The event coordinators then went on to divide the participants into three groups, which gathered common immigrant misconceptions. Group 2 brainstormed, “Immigrants are here to steal jobs,” “Immigrants are criminals,” “Immigrants are less educated,” “Immigrants don’t want to assimilate,” “Immigrants take advantage of government funded programs,” “All immigrants are illegal,” “People of color are quicker to be termed immigrants,” “Immigrants don’t contribute to society,” “One narrative fits every immigrant,” “Immigrants don’t have right to complain about discrimination,” and “Immigrants are the perpetrator not the victim.” Following the brainstorming session, participants were asked to gather around in a circle to discuss these misconceptions.

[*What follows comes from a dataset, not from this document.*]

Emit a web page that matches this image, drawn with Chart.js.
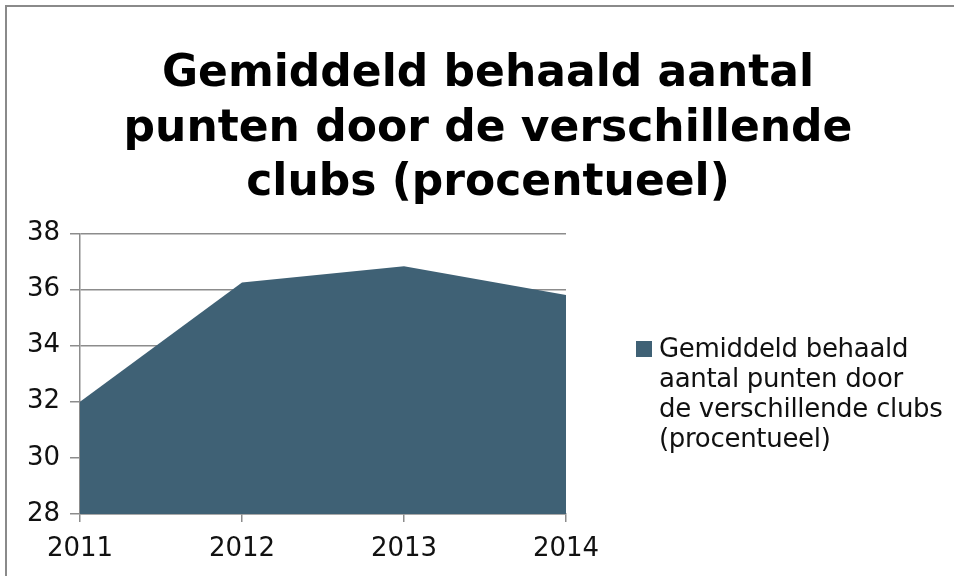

One participant remarked that the complacency she saw in Caucasians was threatening because, as she states, “History is a circle, not a line of regression.” One participant noted that the reason why such misconceptions existed were likely because, “the media plays a big role in negative stereotypes of immigrants.” Another noted that it was education, not the media, at fault, believing that “young minds need to be guided in the right direction.” A DACA (Deferred Action for Childhood Arrivals) recipient stated, “As a DACA recipient, I internalize a lot of immigrant stereotypes and have to remind myself that I am more than what they say I am.”

A discussion regarding identity in the face of immigrant stereotypes followed, where one participant mentioned, “my identity is stripped because I have to work hard to fit in,” and “[an immigrant is] treated as a tool not as a human being.” People also spoke about the hardships immigrants must face when arriving in the U.S.: ”I have to prove myself 10 times over if I want to live here” and “If you walk in and you’re dark, you’re seen as, at worst, a leech and, at best, a replacement.” Others spoke about how arriving in the U.S. has forced them to reconfigure their identity, as “it’s like swinging on a pendulum; not quite one thing but not quite the other.” But the discussion ended on a positive note, with one individual remarking that, “Maybe in a 100 years, old New England names will include “Chang” or “Patel,” as well as the ones today. “That’s a dream we should make into a reality,” was the ending note of an event that delved deep into misconceptions about immigrants and our duty as citizens to dismantle them.